Inne stanowisko reprezentuje pełnomocnik oskarżyciela. Musimy pamiętać, że to nie była kwestia jednego listu do telewizji, ale listów, które były kierowane do posłów i senatorów. Mogło to spowodować, że min. Wassermann utraciłby dobre imię, stąd zachodziła konieczność jego obrony - wyjaśniał powody oskarżenia mec. Łukasz Woźniak.

W sprawie budowy domu dla ministra krakowska prokuratura postawiła już przedsiębiorcy Januszowi D. (zięciowi Wandy Gąsior) zarzuty narażenia rodziny Wassermannów na niebezpieczeństwo utraty życia lub doznania uszczerbku na zdrowiu oraz oszustwa na kwotę 30 tys. zł. Pięciu innym osobom zarzuciła nieumyślne narażenie na niebezpieczeństwo utraty życia lub zdrowia. Podejrzanymi są podwykonawca i jego pracownicy oraz dwie osoby, które przeprowadzały kontrolę instalacji elektrycznej przed dopuszczeniem jej do użytkowania.
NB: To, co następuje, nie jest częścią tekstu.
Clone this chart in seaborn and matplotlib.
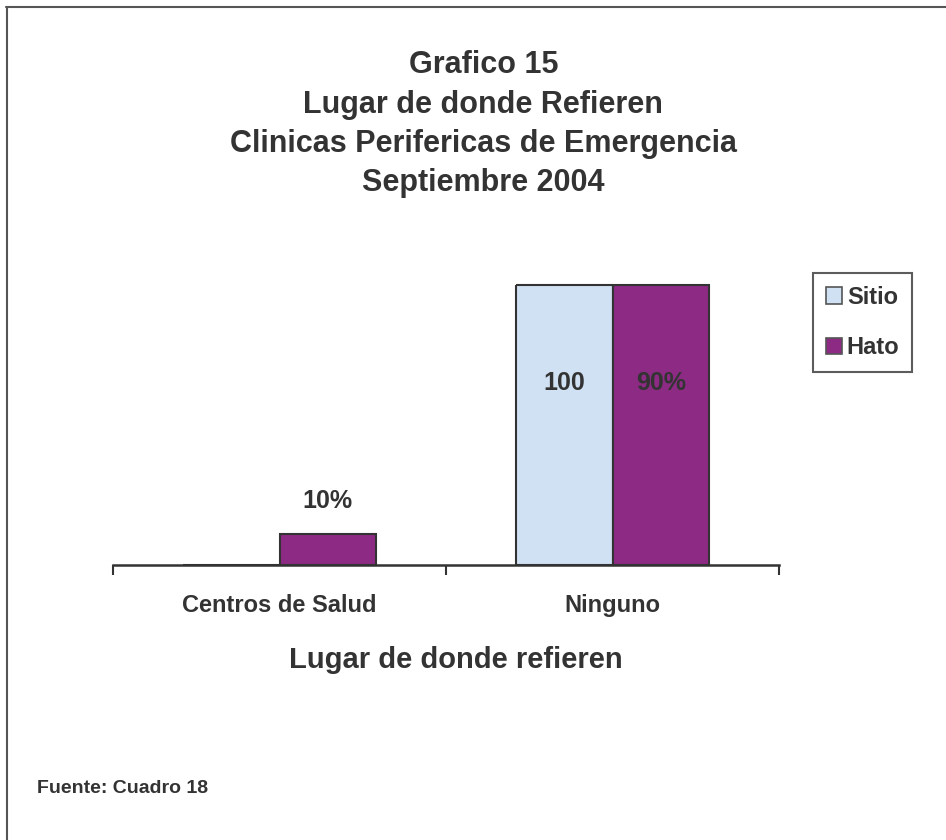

Powodem zarzutów jest zarówno wadliwa instalacja wanny z hydromasażem, co mogło spowodować porażenie prądem, jak też inne usterki wykazane przez biegłych w kilku ekspertyzach, m.in. wadliwa i niezgodna z projektem konstrukcja i pokrycie dachu oraz usytuowanie wjazdu do garażu. Jak podawała prokuratura, zdaniem biegłych, łączny koszt usuwania stwierdzonych wad przekracza 120 tys. zł.

Na polecenie Prokuratury Krajowej śledztwo w tej sprawie przeniesiono pod koniec ubiegłego roku do Prokuratury Okręgowej Warszawa-Praga. Jak informował prokurator krajowy, Janusz Kaczmarek, choć Prokuratura Krajowa nie znalazła żadnych nieprawidłowości w postępowaniu krakowskiej prokuratury, to sprawa trafi do innej jednostki, by "uniknąć zarzutu stronniczości" (Wassermann jest prokuratorem z Krakowa).